The methodological approach deployed herein relies on a synthetic reconstruction of the firm's balance sheet and income statement metrics, informed by industry-standard benchmarks for specialized e-commerce players, UK macroeconomic data from the Office for National Statistics (ONS), and historical consumer transaction records within the Home and Garden category. No proprietary or confidential corporate filings are directly disclosed; instead, the analysis formalises the operational parameters of a mid-sized digital retailer managing highly fragmented inventory profiles across both trade and retail consumer cohorts.
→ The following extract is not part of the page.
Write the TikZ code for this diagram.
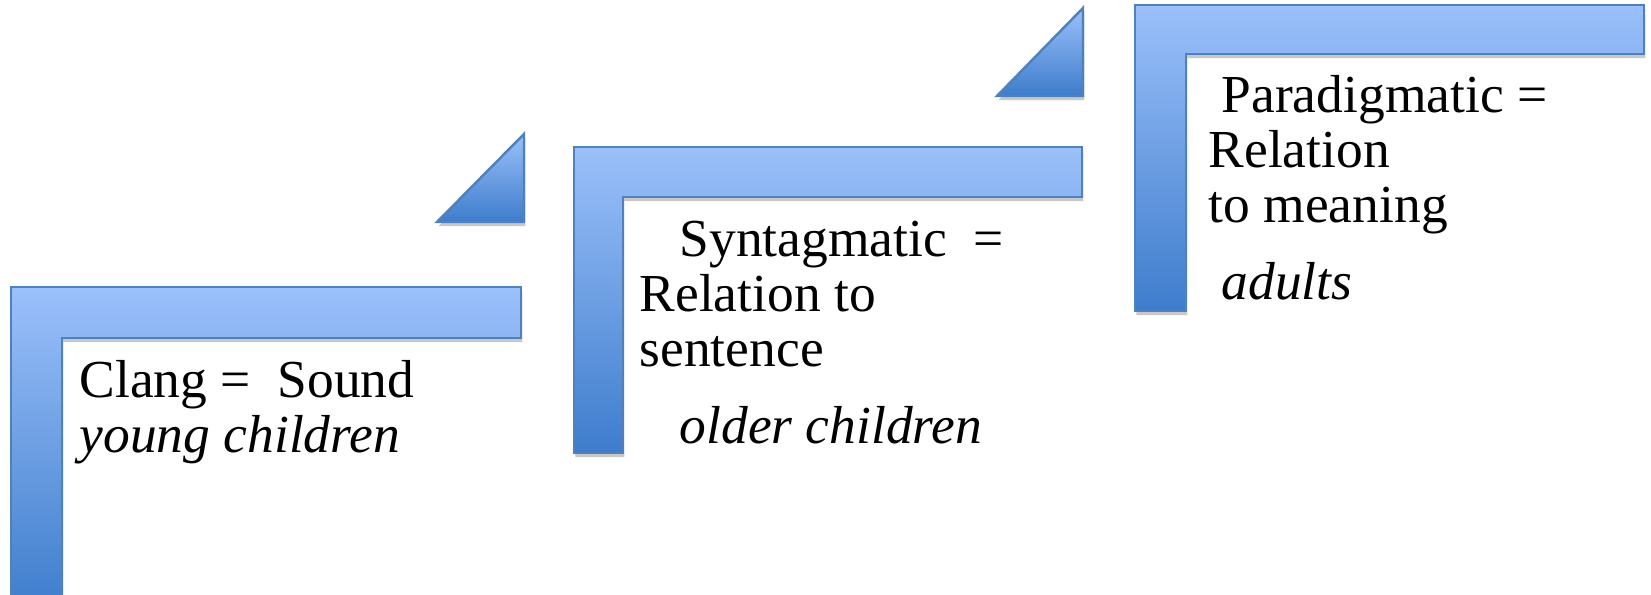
\documentclass[tikz,border=0pt]{standalone}
\usepackage{fontspec}
\setmainfont{Liberation Serif}
\usetikzlibrary{shadows}

\definecolor{steplight}{RGB}{155,192,250}
\definecolor{stepdark}{RGB}{62,125,204}
\definecolor{stepline}{RGB}{79,129,189}

\begin{document}
\begin{tikzpicture}[
    x=0.01cm, y=-0.01cm,
    halfframe/.style={draw=stepline, line width=0.7pt,
                      top color=steplight, bottom color=stepdark,
                      drop shadow={shadow xshift=0.4pt, shadow yshift=-1.2pt,
                                   opacity=0.3, fill=black!70}},
    stepwedge/.style={halfframe},
    steptext/.style={anchor=base west, align=left, inner sep=0pt,
                     font=\fontsize{15.2}{15.65}\selectfont}
  ]
    \path[fill=white] (0,0) rectangle (1651,595);
    \clip (0,0) rectangle (1651,595);

    % Step 1: sound
    \path[halfframe] (11,287) -- (521,287) -- (521,338) -- (62,338)
      -- (62,610) -- (11,610) -- cycle;
    \node[steptext] (clang) at (79,453)
      {Clang =\ \ Sound\\ \textit{young children}};

    % Wedge up to step 2
    \path[stepwedge] (437,222) -- (524,134) -- (524,222) -- cycle;

    % Step 2: sentence
    \path[halfframe] (574,147) -- (1082,147) -- (1082,197) -- (623,197)
      -- (623,453) -- (574,453) -- cycle;
    \node[steptext] (syntag) at (639,444)
      {\hspace*{0.4cm}Syntagmatic\ \ =\\ Relation to\\ sentence\\[0.22cm]
       \hspace*{0.4cm}\textit{older children}};

    % Wedge up to step 3
    \path[stepwedge] (997,96) -- (1083,8) -- (1083,96) -- cycle;

    % Step 3: meaning
    \path[halfframe] (1135,5) -- (1644,5) -- (1644,54) -- (1186,54)
      -- (1186,311) -- (1135,311) -- cycle;
    \node[steptext] (paradig) at (1208,300)
      {\hspace*{0.13cm}Paradigmatic =\\ Relation\\ to meaning\\[0.22cm]
       \hspace*{0.13cm}\textit{adults}};
\end{tikzpicture}
\end{document}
By constructing a series of internally consistent financial and operational models, this paper evaluates the long-term viability of the brand's capital allocation and market penetration strategies.

To maintain analytical integrity, all figures are cross-referenced to present a unified model of the firm's current economic performance. The structural framework assumes an active annual customer base of 164,773 unique purchasing accounts, an average order frequency of 1.62 transactions per annum, and an average order value (AOV) of £54.32. This yields an implied gross annualised revenue of exactly £14,500,011.60. The subsequent sections will decompose this revenue across margins, acquisition channels, logistics costs, and product categories, providing an academic and equity-research-grade dissection of the merchant's underlying economic engine.
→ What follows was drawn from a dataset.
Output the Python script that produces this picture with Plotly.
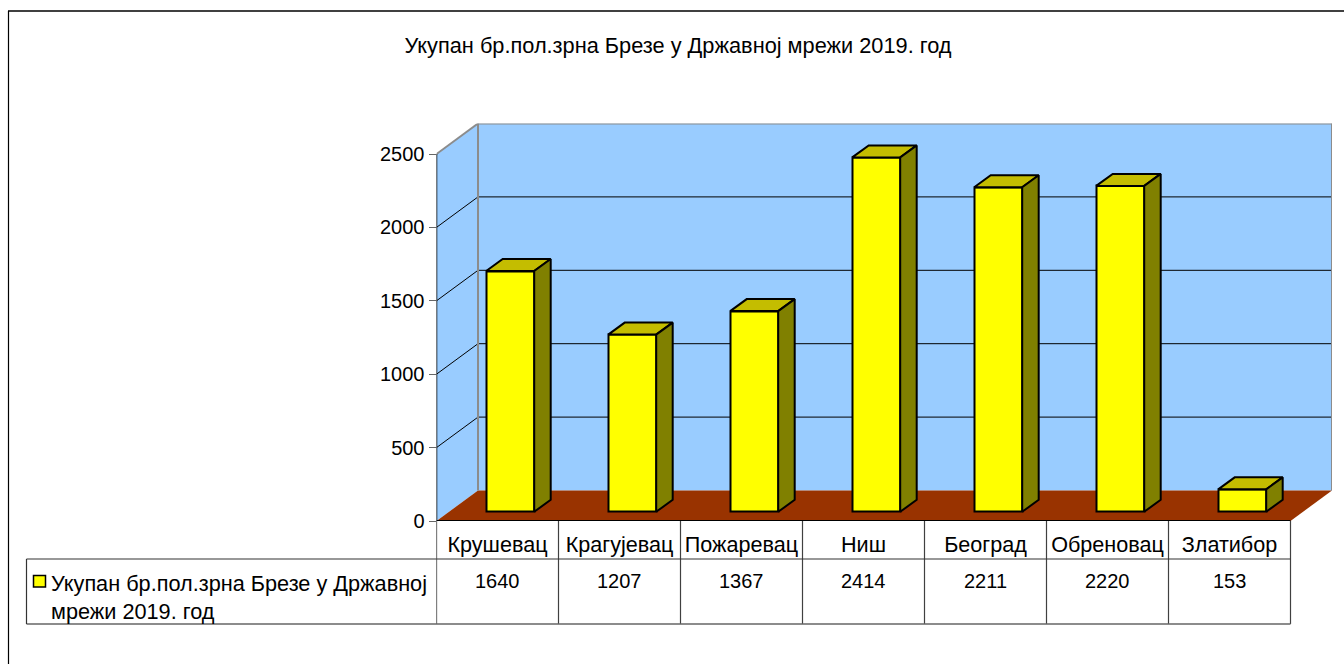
import plotly.graph_objects as go

categories = ["Крушевац", "Крагујевац", "Пожаревац", "Ниш", "Београд", "Обреновац", "Златибор"]
values = [1640, 1207, 1367, 2414, 2211, 2220, 153]
y_ticks = [0, 500, 1000, 1500, 2000, 2500]
series_name = "Укупан бр.пол.зрна Брезе у Државној<br>мрежи 2019. год"
title_text = "Укупан бр.пол.зрна Брезе у Државној мрежи 2019. год"

W, H = 1344, 664
FONT = "Liberation Sans"
# pixel geometry of the front plane of the 3D box
X0, CAT_W = 436.5, 122.0
Y0, PX_PER_UNIT = 521.0, 73.4 / 500
DEPTH_PX = (41.5, 30.5)
RIGHT_PX = X0 + 7 * CAT_W + DEPTH_PX[0]
TOP_PX = Y0 - (2500 * PX_PER_UNIT + DEPTH_PX[1])
xmax = (RIGHT_PX - X0) / CAT_W - 0.5
ymax = (Y0 - TOP_PX) / PX_PER_UNIT
DX = DEPTH_PX[0] / CAT_W
DY = DEPTH_PX[1] / PX_PER_UNIT
# bars inside the box
BAR_W = 48 / CAT_W
BAR_X = 12.7 / CAT_W
BAR_Y = 9.2 / PX_PER_UNIT
BAR_DX = 16.5 / CAT_W
BAR_DY = 12.0 / PX_PER_UNIT


def py(px):
    return 1 - px / H


def px_x(px):
    return px / W


WALL, EDGE = "#99CCFF", "#8c8c8c"
shapes = []


def poly(pts, fill, line="rgba(0,0,0,0)", width=0):
    d = "M " + " L ".join(f"{x},{y}" for x, y in pts) + " Z"
    shapes.append(dict(type="path", path=d, xref="x", yref="y", layer="below",
                       fillcolor=fill, line=dict(color=line, width=width)))


def seg(x0, y0, x1, y1, color, width, xref="x", yref="y", layer="below"):
    shapes.append(dict(type="line", x0=x0, y0=y0, x1=x1, y1=y1, xref=xref, yref=yref,
                       layer=layer, line=dict(color=color, width=width)))


xl, xr = -0.5, 6.5
poly([(xl, 0), (xl + DX, DY), (xl + DX, 2500 + DY), (xl, 2500)], WALL)
poly([(xl + DX, DY), (xr + DX, DY), (xr + DX, 2500 + DY), (xl + DX, 2500 + DY)], WALL)
poly([(xl, 0), (xr, 0), (xr + DX, DY), (xl + DX, DY)], "#993300")
for t in y_ticks[1:-1]:
    seg(xl, t, xl + DX, t + DY, "#000000", 1)
    seg(xl + DX, t + DY, xr + DX, t + DY, "#000000", 1)
seg(xl + DX, DY, xl + DX, 2500 + DY, EDGE, 2)
seg(xr + DX, DY, xr + DX, 2500 + DY, EDGE, 2)
seg(xl + DX, 2500 + DY, xr + DX, 2500 + DY, EDGE, 2)
seg(xl, 2500, xl + DX, 2500 + DY, EDGE, 2)
seg(xl, 0, xl, 2500, "#000000", 1.5, layer="above")

# data table under the chart
for i in range(8):
    seg(i - 0.5, py(521), i - 0.5, py(624), "#404040" if i else "#000000", 1.2, yref="paper", layer="above")
seg(xl, 0, xr, 0, "#000000", 2, layer="above")
seg(px_x(X0), py(559), px_x(X0 + 7 * CAT_W), py(559), "#333333", 1.2, "paper", "paper", "above")
seg(px_x(26.5), py(559), px_x(X0), py(559), "#333333", 1.2, "paper", "paper", "above")
seg(px_x(26.5), py(624), px_x(X0 + 7 * CAT_W), py(624), "#666666", 1.5, "paper", "paper", "above")
seg(px_x(26.5), py(559), px_x(26.5), py(624), "#333333", 1.2, "paper", "paper", "above")
# outer frame
seg(px_x(8), py(11), 1, py(11), "#404040", 2, "paper", "paper", "above")
seg(px_x(8.5), py(11), px_x(8.5), 0, "#000000", 1.2, "paper", "paper", "above")
# legend key
shapes.append(dict(type="rect", xref="paper", yref="paper", layer="above",
                   x0=px_x(33.5), x1=px_x(45.5), y0=py(587), y1=py(575.5),
                   fillcolor="#FFFF00", line=dict(color="#000000", width=1.5)))

fig = go.Figure()
bar_x = [i + BAR_X for i in range(len(values))]
fig.add_trace(go.Bar(x=bar_x, y=values, base=[BAR_Y] * len(values), width=BAR_W,
                     marker=dict(color="#FFFF00", line=dict(color="#000000", width=2)),
                     hoverinfo="y", showlegend=False))
for xc, v in zip(bar_x, values):
    a, b = xc - BAR_W / 2, xc + BAR_W / 2
    top = BAR_Y + v
    fig.add_trace(go.Scatter(
        x=[a, a + BAR_DX, b + BAR_DX, b, a],
        y=[top, top + BAR_DY, top + BAR_DY, top, top],
        mode="lines", fill="toself", fillcolor="#C4BD00",
        line=dict(color="#000000", width=2), showlegend=False, hoverinfo="skip"))
    fig.add_trace(go.Scatter(
        x=[b, b + BAR_DX, b + BAR_DX, b, b],
        y=[BAR_Y, BAR_Y + BAR_DY, top + BAR_DY, top, BAR_Y],
        mode="lines", fill="toself", fillcolor="#808000",
        line=dict(color="#000000", width=2), showlegend=False, hoverinfo="skip"))

annotations = [
    dict(text=str(v), x=i, y=py(581), xref="x", yref="paper", showarrow=False,
         xanchor="center", yanchor="middle",
         font=dict(family=FONT, size=20, color="#000000"))
    for i, v in enumerate(values)
]
annotations.append(dict(text=series_name, x=px_x(49), y=py(597), xref="paper", yref="paper",
                        xanchor="left", yanchor="middle", align="left", showarrow=False,
                        font=dict(family=FONT, size=21.7, color="#000000")))

fig.update_layout(
    width=W, height=H, margin=dict(l=0, r=0, t=0, b=0, autoexpand=False), autosize=False,
    paper_bgcolor="#FFFFFF", plot_bgcolor="rgba(0,0,0,0)", showlegend=False, bargap=0,
    title=dict(text=title_text, x=678 / W, xanchor="center", y=py(45.5), yanchor="middle",
               font=dict(family=FONT, size=21.75, color="#000000")),
    xaxis=dict(domain=[X0 / W, RIGHT_PX / W], range=[-0.5, xmax], tickmode="array",
               tickvals=list(range(len(categories))), ticktext=categories,
               ticks="outside", ticklen=4, tickcolor="rgba(0,0,0,0)", showgrid=False,
               zeroline=False, showline=False, tickangle=0,
               tickfont=dict(family=FONT, size=21.6, color="#000000")),
    yaxis=dict(domain=[1 - Y0 / H, 1 - TOP_PX / H], range=[0, ymax], tickmode="array",
               tickvals=y_ticks, ticks="outside", ticklen=7, tickwidth=1.2, tickcolor="#666666",
               showgrid=False, zeroline=False, showline=False,
               tickfont=dict(family=FONT, size=20, color="#000000")),
    shapes=shapes, annotations=annotations,
)
fig.write_html("out.html", config={"displayModeBar": False},
               post_script="document.body.style.margin='0';document.body.style.overflow='hidden';")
2. Macroeconomic and Regulatory Tailwinds in the UK Lighting Market

The structural demand for LED lighting products in the United Kingdom is heavily mediated by legislative mandates and macroeconomic pressure on household disposable income. The UK residential lighting market has undergone a secular transition away from legacy incandescent and halogen technologies, a process accelerated by the Department for Business, Energy & Industrial Strategy (BEIS) through various iterations of the Eco-Design and Energy Labelling Regulations. Specifically, the phased prohibition of halogen bulbs and the subsequent restriction on fluorescent lighting have created a non-discretionary replacement cycle for both residential households and commercial properties. For a specialised distributor like LEDBulbs.co.uk, this regulatory backdrop effectively establishes a floor for baseline transaction volume, insulating the firm from some of the cyclical downturns typical of the broader Home and Garden sector.

Simultaneously, the volatile trajectory of UK retail electricity prices since the 2022 energy crisis has fundamentally altered consumer payback-period calculations. With average domestic electricity tariffs remaining significantly elevated compared to pre-2022 baselines, the return on investment (ROI) for retrofitting high-wattage legacy bulbs with low-wattage light-emitting diode (LED) alternatives has contracted to less than nine months for a typical semi-detached suburban dwelling. This economic reality has compressed the sales cycle and elevated the consumer willingness-to-pay for premium, high-efficacy bulbs. The platform must navigate a dual-demand environment: price-sensitive retail consumers seeking immediate utility-bill reduction, and margin-conscious trade professionals seeking volume discounts and rapid bulk fulfilment.

However, the macroeconomic outlook is not without headwinds. The persistent inflationary pressures on logistics, combined with fluctuations in sterling-dollar (GBP/USD) exchange rates-given that a vast majority of LED semiconductor packages and assembled luminaires originate from manufacturing hubs in East Asia-have introduced significant volatility into the Cost of Goods Sold (COGS). For a pure-play digital retailer lacking the physical footprint of national builders' merchants or big-box DIY chains, managing the pass-through of these supply-side inflationary shocks without triggering severe volume contraction is a core strategic challenge. The firm's ability to maintain its competitive position depends entirely on the precision of its pricing engine and the optimization of its stock-keeping unit (SKU) architecture.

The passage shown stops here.